Bei allen Veranstaltungen des Zyklus „Historische Stätten rings um das Großherzogtum“, die bis nach Bruges, Antwerpen, Maastricht, Köln, Limburg, Heidelberg, Colmar, Langres, Troyes, Laon usw, führten, stellte Adrien seine Mikrofone in den akustisch oft schwierigen Domen und Kathedralen auf und erstellte hochprofessionelle Aufnahmen, die zu einem wertvollen Tonarchiv heranwuchsen. Am Ende jeder Saison schenkte er Hunderten von Teilnehmern eine CD „Moments musicaux“als bleibende Erinnerung.
Jahrelang war Adrien Jung auch als ehrenamtlicher Toningenieur für das Internationale Echternacher Musikfestival tätig, er hielt bedeutende Auftritte in der Basilika und andern Sakralräumen fest, die sonst allmählich zu vagen Erinnerungen verblasst wären. Ähnlich hat er sich eingesetzt bis ans Ende seines Wirkens für das „Klenge Maarnicher Festival“, wo er sich auch als treues Vorstandmitglied auszeichnete. Mit Jean Muller nahm er sämtliche Beethoven-Sonaten auf und förderte die Veröffentlichung.

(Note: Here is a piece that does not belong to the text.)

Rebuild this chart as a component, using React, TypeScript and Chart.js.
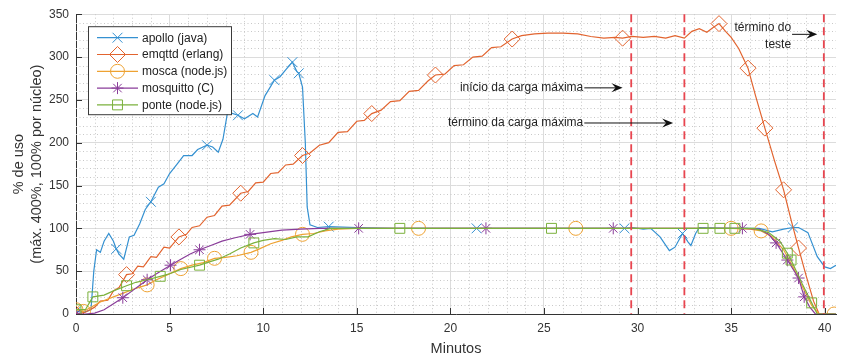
import React, { useEffect, useRef } from 'react';
import { Chart, registerables } from 'chart.js';
import { drawPoint } from 'chart.js/helpers';

Chart.register(...registerables);

const FONT = "'Liberation Sans', Arial, Helvetica, sans-serif";

// ---- tick labels ----
const xTickValues = [0, 5, 10, 15, 20, 25, 30, 35, 40];
const yTickValues = [0, 50, 100, 150, 200, 250, 300, 350];

// ---- series names ----
const seriesNames = ['apollo (java)', 'emqttd (erlang)', 'mosca (node.js)', 'mosquitto (C)', 'ponte (node.js)'];

// ---- apollo (java) ----
const apolloX = [0, 0.4, 0.8, 0.95, 1.1, 1.3, 1.5, 1.75, 2.0, 2.15, 2.3, 2.55, 2.85, 3.1, 3.4, 3.7, 4.0, 4.4, 4.7, 5.0, 5.4, 5.75, 6.2, 6.5, 7.0, 7.3, 7.6, 7.85, 8.1, 8.65, 9.0, 9.45, 9.7, 10.1, 10.6, 10.9, 11.2, 11.56, 11.8, 11.9, 12.1, 12.25, 12.35, 12.5, 12.9, 13.5, 15, 17, 19, 21.4, 23, 25, 27, 29.3, 29.7, 30.3, 30.7, 31.2, 31.7, 32.0, 32.4, 32.7, 32.85, 33.1, 33.3, 35, 36.5, 37.2, 37.8, 38.3, 38.6, 39.1, 39.6, 40.0, 40.3, 40.6];
const apolloY = [3, 2, 5, 50, 75, 72, 85, 94, 85, 76, 70, 64, 90, 92, 105, 122, 131, 148, 152, 164, 175, 185, 185, 192, 197, 195, 189, 204, 236, 232, 228, 234, 230, 255, 273, 277, 285, 294, 283, 281, 265, 200, 125, 104, 101, 102, 101, 100, 100, 100, 100, 100, 100, 100, 101, 99, 100, 90, 74, 78, 94, 84, 80, 94, 101, 100, 100, 96, 99, 101, 101, 95, 67, 55, 53, 57];
const apolloMarks = [0, 2.15, 4.0, 7.0, 8.65, 10.6, 11.56, 11.9, 13.5, 21.4, 29.3, 32.4, 38.3];

// ---- emqttd (erlang) ----
const emqttdX = [0, 0.5, 1.0, 1.3, 1.7, 2.0, 2.3, 2.7, 3.0, 3.3, 3.6, 4.0, 4.3, 4.7, 5.0, 5.5, 5.9, 6.2, 6.6, 7.0, 7.4, 7.8, 8.2, 8.8, 9.2, 9.6, 10.0, 10.4, 10.8, 11.2, 11.6, 12.1, 12.5, 13.0, 13.5, 14.0, 14.5, 15.0, 15.4, 15.8, 16.3, 16.8, 17.3, 17.8, 18.3, 18.8, 19.2, 19.7, 20.2, 20.7, 21.2, 21.7, 22.2, 22.7, 23.3, 23.8, 24.5, 25.2, 26.0, 26.8, 27.5, 28.2, 28.8, 29.2, 29.7, 30.3, 30.9, 31.5, 32.0, 32.5, 32.9, 33.3, 33.7, 34.0, 34.35, 34.7, 35.0, 35.4, 35.9, 36.3, 36.8, 37.3, 37.8, 38.2, 38.6, 39.0, 39.4, 39.7, 40.6];
const emqttdY = [0, 2, 8, 15, 16, 27, 31, 46, 47, 56, 55, 67, 66, 78, 77, 90, 93, 101, 103, 113, 115, 126, 127, 141, 143, 153, 154, 164, 165, 174, 175, 185, 188, 197, 200, 212, 213, 225, 226, 234, 238, 248, 249, 260, 261, 272, 279, 280, 290, 291, 300, 301, 311, 312, 321, 325, 327, 328, 328, 327, 324, 322, 323, 322, 324, 323, 324, 322, 325, 322, 330, 333, 329, 334, 339, 330, 323, 310, 287, 255, 217, 180, 145, 110, 77, 45, 15, 0, 0];
const emqttdMarks = [0, 2.7, 5.5, 8.8, 12.1, 15.8, 19.2, 23.3, 29.2, 34.35, 35.9, 36.8, 37.8, 38.6];

// ---- mosca (node.js) ----
const moscaX = [0, 0.4, 0.8, 1.3, 2.0, 2.6, 3.2, 3.8, 4.3, 4.9, 5.6, 6.2, 6.8, 7.4, 8.0, 8.6, 9.35, 9.8, 10.4, 11.0, 11.5, 12.1, 12.7, 13.3, 14.0, 15.0, 18.3, 22, 26.7, 31, 35.0, 36.0, 36.6, 37.2, 37.8, 38.3, 38.8, 39.3, 39.7, 40.5];
const moscaY = [5, 3, 8, 14, 20, 25, 30, 34, 40, 46, 53, 57, 60, 65, 66, 68, 72, 76, 82, 86, 90, 93, 94, 97, 99, 100, 100, 100, 100, 100, 100, 99, 97, 90, 75, 55, 32, 10, 0, 0];
const moscaMarks = [0, 0.4, 3.8, 5.6, 7.4, 9.35, 12.1, 18.3, 26.7, 35.0, 36.6, 40.5];

// ---- mosquitto (C) ----
const mosquittoX = [0, 0.5, 1.0, 1.5, 2.0, 2.5, 3.0, 3.5, 3.8, 4.3, 5.05, 5.6, 6.1, 6.6, 7.2, 7.8, 8.5, 9.3, 10, 11, 12, 13, 15.1, 18, 21.9, 25, 28.7, 32, 35.6, 36.5, 37.0, 37.4, 38.0, 38.6, 38.9, 39.2, 39.5, 40.6];
const mosquittoY = [0, 0, 1, 5, 12, 19, 27, 35, 40, 47, 57, 64, 70, 75, 80, 85, 89, 93, 95, 98, 99, 100, 100, 100, 100, 100, 100, 100, 100, 99, 93, 83, 63, 42, 20, 8, 0, 0];
const mosquittoMarks = [0, 2.5, 3.8, 5.05, 6.6, 9.3, 15.1, 21.9, 28.7, 35.6, 37.4, 38.0, 38.6, 38.9];

// ---- ponte (node.js) ----
const ponteX = [0, 0.5, 0.9, 1.5, 2.0, 2.7, 3.2, 3.8, 4.5, 5.0, 5.6, 6.6, 7.0, 7.6, 8.2, 8.8, 9.5, 10.0, 10.6, 11.2, 11.8, 12.4, 13.0, 13.6, 17.3, 21, 25.4, 30, 33.5, 34.4, 35.2, 36.2, 37.0, 37.6, 38.0, 38.2, 38.8, 39.3, 39.6, 40.6];
const ponteY = [5, 5, 20, 22, 27, 33, 37, 40, 44, 47, 52, 57, 60, 64, 70, 77, 83, 86, 88, 87, 90, 90, 96, 100, 100, 100, 100, 100, 100, 100, 100, 100, 95, 85, 71, 63, 35, 13, 0, 0];
const ponteMarks = [0, 0.9, 2.7, 4.5, 6.6, 9.5, 17.3, 25.4, 33.5, 34.4, 35.2, 38.0, 38.2, 39.3];

// ---- reference lines and notes (minutes / %) ----
const redLinesX = [29.66, 32.5, 39.95];
const notes = [
  { lines: ['início da carga máxima'], x: 27.1, y: 264, arrowTo: 29.2, arrowY: 264 },
  { lines: ['término da carga máxima'], x: 27.1, y: 223, arrowTo: 31.9, arrowY: 223 },
  { lines: ['término do', 'teste'], x: 38.2, y: 334, arrowTo: 39.6, arrowY: 326.5 },
];

const colors = ['#3591d1', '#e2642f', '#eea232', '#8a3d9a', '#7bb13c'];
const markers = ['crossRot', 'rectRot', 'circle', 'star', 'rect'];
const markerR = [7, 8, 7, 6, 7];

const xsAll = [apolloX, emqttdX, moscaX, mosquittoX, ponteX];
const ysAll = [apolloY, emqttdY, moscaY, mosquittoY, ponteY];
const marksAll = [apolloMarks, emqttdMarks, moscaMarks, mosquittoMarks, ponteMarks];

const decorPlugin = {
  id: 'decor',
  beforeDatasetsDraw(chart: any) {
    const { ctx, chartArea: a, scales } = chart;
    const x = scales.x, y = scales.y;
    ctx.save();
    ctx.strokeStyle = '#c8c8c8';
    ctx.lineWidth = 1;
    ctx.setLineDash([1, 2.5]);
    for (let i = 1; i <= 40; i++) {
      if (i % 5 === 0) continue;
      const px = Math.round(x.getPixelForValue(i)) + 0.5;
      ctx.beginPath(); ctx.moveTo(px, a.top); ctx.lineTo(px, a.bottom); ctx.stroke();
    }
    for (let v = 10; v < 350; v += 10) {
      if (v % 50 === 0) continue;
      const py = Math.round(y.getPixelForValue(v)) + 0.5;
      ctx.beginPath(); ctx.moveTo(a.left, py); ctx.lineTo(a.right, py); ctx.stroke();
    }
    ctx.setLineDash([]);
    ctx.strokeStyle = '#333';
    for (const v of xTickValues) {
      const px = Math.round(x.getPixelForValue(v)) + 0.5;
      ctx.beginPath(); ctx.moveTo(px, a.bottom); ctx.lineTo(px, a.bottom - 6); ctx.stroke();
    }
    for (const v of yTickValues) {
      const py = Math.round(y.getPixelForValue(v)) + 0.5;
      ctx.beginPath(); ctx.moveTo(a.left, py); ctx.lineTo(a.left + 6, py); ctx.stroke();
    }
    ctx.restore();
  },
  afterDatasetsDraw(chart: any) {
    const { ctx, chartArea: a, scales } = chart;
    const x = scales.x;
    ctx.save();
    ctx.strokeStyle = '#e8454f';
    ctx.lineWidth = 1.8;
    ctx.setLineDash([8, 5]);
    for (const v of redLinesX) {
      const px = x.getPixelForValue(v);
      ctx.beginPath(); ctx.moveTo(px, a.top); ctx.lineTo(px, a.bottom); ctx.stroke();
    }
    ctx.restore();
  },
  afterDraw(chart: any) {
    const { ctx, chartArea: a, scales } = chart;
    const x = scales.x, y = scales.y;
    ctx.save();
    ctx.font = `12px ${FONT}`;
    ctx.fillStyle = '#222';
    ctx.textAlign = 'right';
    ctx.textBaseline = 'middle';
    for (const n of notes) {
      const px = x.getPixelForValue(n.x);
      const py = y.getPixelForValue(n.y);
      n.lines.forEach((t, i) => ctx.fillText(t, px, py + i * 17));
      const ay = y.getPixelForValue(n.arrowY);
      const ax2 = x.getPixelForValue(n.arrowTo);
      ctx.strokeStyle = '#111';
      ctx.lineWidth = 1;
      ctx.beginPath(); ctx.moveTo(px + 1, ay); ctx.lineTo(ax2 - 6, ay); ctx.stroke();
      ctx.fillStyle = '#111';
      ctx.beginPath();
      ctx.moveTo(ax2, ay); ctx.lineTo(ax2 - 11, ay - 4.5); ctx.lineTo(ax2 - 7, ay); ctx.lineTo(ax2 - 11, ay + 4.5);
      ctx.closePath(); ctx.fill();
      ctx.fillStyle = '#222';
    }
    const lx = a.left + 12, ly = a.top + 12, lw = 143, lh = 88;
    ctx.fillStyle = '#ffffff';
    ctx.fillRect(lx, ly, lw, lh);
    ctx.strokeStyle = '#3a3a3a';
    ctx.lineWidth = 1;
    ctx.strokeRect(lx + 0.5, ly + 0.5, lw, lh);
    ctx.textAlign = 'left';
    ctx.font = `12px ${FONT}`;
    seriesNames.forEach((name, i) => {
      const ry = ly + 11.5 + i * 16.8;
      ctx.strokeStyle = colors[i];
      ctx.lineWidth = 1.2;
      ctx.beginPath(); ctx.moveTo(lx + 9, ry); ctx.lineTo(lx + 50, ry); ctx.stroke();
      ctx.fillStyle = 'rgba(0,0,0,0)';
      ctx.lineWidth = 1;
      drawPoint(ctx, { pointStyle: markers[i], radius: markerR[i], borderWidth: 1, rotation: 0 } as any, lx + 29.5, ry);
      ctx.fillStyle = '#222';
      ctx.fillText(name, lx + 54, ry + 0.5);
    });
    ctx.restore();
  },
};

export default function App() {
  const ref = useRef<HTMLCanvasElement>(null);
  useEffect(() => {
    document.body.style.margin = '0';
    const datasets = seriesNames.map((name, i) => {
      const xs = xsAll[i];
      const ys = ysAll[i];
      const marks = new Set(marksAll[i]);
      return {
        label: name,
        data: xs.map((xv, j) => ({ x: xv, y: ys[j] })),
        borderColor: colors[i],
        backgroundColor: 'rgba(0,0,0,0)',
        borderWidth: 1.2,
        pointStyle: markers[i],
        pointRadius: (c: any) => (marks.has(xs[c.dataIndex]) ? markerR[i] : 0),
        pointHoverRadius: 0,
        pointBorderColor: colors[i],
        pointBackgroundColor: 'rgba(0,0,0,0)',
        pointBorderWidth: 1,
        tension: 0,
        fill: false,
        order: 4 - i,
      };
    });
    const chart = new Chart(ref.current as HTMLCanvasElement, {
      type: 'line',
      data: { datasets } as any,
      options: {
        responsive: false,
        animation: false,
        events: [],
        layout: { padding: { top: 14, left: 0, right: 0, bottom: 0 } },
        plugins: { legend: { display: false }, tooltip: { enabled: false } },
        scales: {
          x: {
            type: 'linear',
            min: 0,
            max: 40.6,
            afterBuildTicks: (s: any) => { s.ticks = xTickValues.map((v) => ({ value: v })); },
            afterFit: (s: any) => { s.height = 44; },
            ticks: { includeBounds: false, autoSkip: false, maxRotation: 0, padding: 7, color: '#333', font: { family: FONT, size: 12 } },
            grid: { color: '#dcdcdc', lineWidth: 1, drawTicks: false },
            border: { color: '#333', width: 1 },
            title: { display: true, text: 'Minutos', color: '#333', font: { family: FONT, size: 14.5, lineHeight: 1.25 }, padding: { top: 0, bottom: 0 } },
          },
          y: {
            type: 'linear',
            min: 0,
            max: 350,
            afterBuildTicks: (s: any) => { s.ticks = yTickValues.map((v) => ({ value: v })); },
            afterFit: (s: any) => { s.width = 76; },
            ticks: { includeBounds: false, autoSkip: false, padding: 7, color: '#333', font: { family: FONT, size: 12 } },
            grid: { color: '#dcdcdc', lineWidth: 1, drawTicks: false },
            border: { color: '#333', width: 1 },
            title: { display: true, text: ['% de uso', '(máx. 400%, 100% por núcleo)'], color: '#333', font: { family: FONT, size: 14.5, lineHeight: 1.25 }, padding: { top: 10, bottom: 0 } },
          },
        },
      } as any,
      plugins: [decorPlugin],
    });
    return () => chart.destroy();
  }, []);
  return (
    <div style={{ width: 845, height: 358 }}>
      <canvas ref={ref} width={845} height={358} style={{ display: 'block' }} />
    </div>
  );
}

Infolge der sich stets mehrenden Aufträge nahm er zunehmend die Hilfsdienste des jungen ausgebildeten Toningenieurs Paulo Lopes in Anspruch, dem er schließlich auch sein reiches Tonarchiv anvertraute.
Mit dem Tod seiner Frau Henriette, die er bis zum Schluss der Erkrankung aufopferungsvoll pflegte und betreute, brachen für den Witwer schwere Jahre der persönlichen Vereinsamung an. Ablenkung brachten seine musikalischen Sendungen, die schließlich auf Internet weltweit ausgestrahlt wurden und ihm erfreuliche Kontakte aus fernen Ländern und Kontinenten bescherten. Glücklicherweise fand er in einer späten zweiten Ehe mit Annette Welter die lange vermisste Nestwärme einer Familie und die Lebensfreude wieder. Er konnte wieder reisen, sogar eine kleine Domäne in Südfrankreich erwerben, wo er sonnige Ferien verbrachte.
Aber nur wenige Jahre waren ihm gegönnt. Bis wenige Monate vor seinem Tod am 15. Dezember 2020 zeigte er sich noch munter und zuversichtlich, trotz einer schmerzlichen Behandlung.
Luxemburgs Musikleben hat mit dem Dahinscheiden von Adrien Jung einen idealistisch gesinnten Tontechniker verloren, der das kulturelle Leben der letzten Jahrzehnte exemplarisch mitdokumentiert hat. Es wäre sehr zu wünschen, dass dieses wertvolle Erbe eines Tages der Öffentlichkeit zugänglich gemacht würde und so auch dem idealistisch gesinnten Toningenieur seinen gebührenden Platz im Musikleben sichern würde.